Re: Reciprocating piston problem, can you solve it?

Quote:

Originally Posted by

**TehSwedishBeast** I don't know where to start with the question and no I don't know for what values of theta or cos theta=o

romsek gave you the answer, but the only way you would not know for what values of $\theta$ give $\cos \theta = 0$ is if you never studied trigonometry. I would recommend holding off on answering the question until after you study trigonometry.

Re: Reciprocating piston problem, can you solve it?

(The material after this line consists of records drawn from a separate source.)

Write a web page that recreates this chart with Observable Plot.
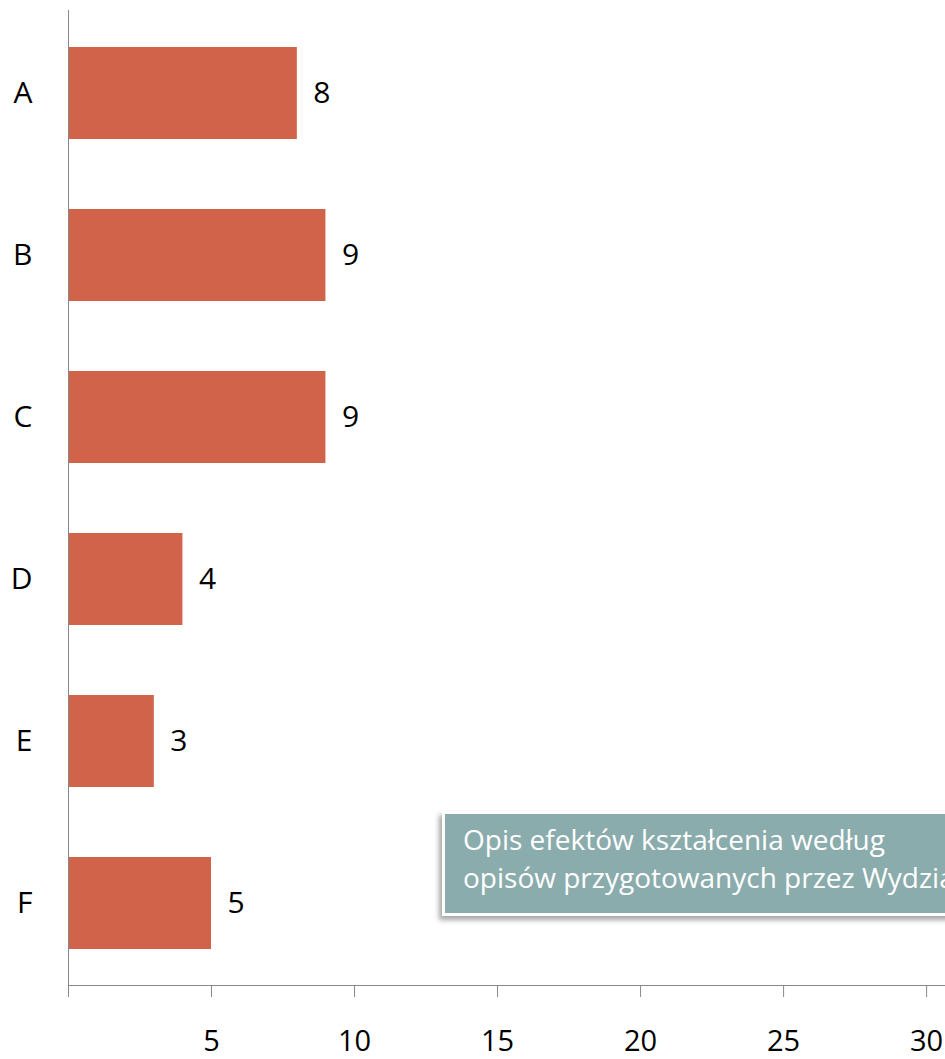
<!DOCTYPE html>
<html>
<head>
<meta charset="utf-8">
<script src="https://cdn.jsdelivr.net/npm/d3@7"></script>
<script src="https://cdn.jsdelivr.net/npm/@observablehq/plot@0.6"></script>
<style>
  html, body { margin: 0; padding: 0; background: #fff; overflow: hidden; }
  #wrap { position: relative; width: 945px; height: 1059px; overflow: hidden; font-family: "Open Sans", sans-serif; }
  #note {
    position: absolute; left: 442px; top: 811px; width: 600px; height: 93px;
    background: #8BACAC; border: 3px solid #fff;
    box-shadow: -3px 4px 5px rgba(0,0,0,0.35);
    color: #fff; font-family: "Open Sans", sans-serif; font-size: 28px; line-height: 38px;
    padding: 6px 0 0 18px; box-sizing: content-box; white-space: nowrap;
  }
</style>
</head>
<body>
<div id="wrap"></div>
<script>
const categories = ["A", "B", "C", "D", "E", "F"];
const values = [8, 9, 9, 4, 3, 5];
const xTicks = [0, 5, 10, 15, 20, 25, 30];
const noteLines = ["Opis efektów kształcenia według", "opisów przygotowanych przez Wydział"];

const data = categories.map((c, i) => ({cat: c, value: values[i]}));

const chart = Plot.plot({
  width: 945,
  height: 1059,
  marginLeft: 68,
  marginRight: 0,
  marginTop: 10,
  marginBottom: 74,
  style: {fontFamily: "Open Sans, sans-serif", background: "#fff"},
  x: {domain: [0, 30.66]},
  y: {domain: categories, paddingInner: 0.433, paddingOuter: 0.2165},
  marks: [
    Plot.barX(data, {x: "value", y: "cat", fill: "#D0634A"}),
    Plot.text(data, {x: "value", y: "cat", text: d => String(d.value), textAnchor: "start", dx: 16, fontSize: 30, fill: "#000"}),
    Plot.frame({anchor: "bottom", stroke: "#888"}),
    Plot.axisX({ticks: xTicks, tickSize: 12, tickPadding: 33, tickFormat: d => d === 0 ? "" : String(d), fontSize: 29, stroke: "#888", fill: "#000", label: null}),
    Plot.axisY({tickSize: 0, tickPadding: 36, fontSize: 30, fill: "#000", stroke: "#888", label: null}),
    Plot.ruleX([0], {stroke: "#888"})
  ]
});

const wrap = document.getElementById("wrap");
wrap.appendChild(chart);
const note = document.createElement("div");
note.id = "note";
note.innerHTML = noteLines.map(s => `<div>${s}</div>`).join("");
wrap.appendChild(note);
</script>
</body>
</html>
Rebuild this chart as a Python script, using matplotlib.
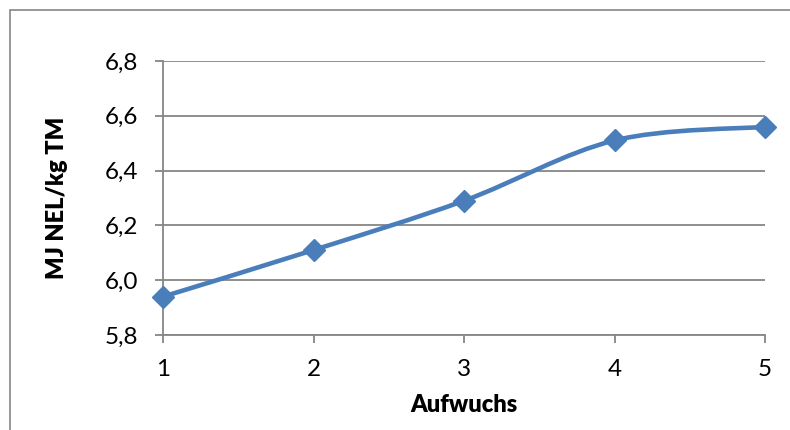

I understand now so for n=1 would it be:

4t + π/2= π/2

4t= 1

t= 0.25

and for n=2 would it be:

4t + π/2 = π/2

4t= 2

t=0.5

Am I right with that?

Re: Reciprocating piston problem, can you solve it?

Quote:

Originally Posted by

**TehSwedishBeast** I understand now so for n=1 would it be:

4t + π/2= π/2

4t= 1

t= 0.25

and for n=2 would it be:

4t + π/2 = π/2

4t= 2

t=0.5

Am I right with that?

no.

for n=1 we have

$4t + \dfrac{\pi}{2}=\pi(1+\frac{1}{2})=\dfrac{3\pi}{2}$

$4t = \pi$

$t=\dfrac{\pi}{4}$

for n=2 the right hand side is $\pi(2+\frac{1}{2})=\dfrac{5\pi}{2}$

Now solve this for t.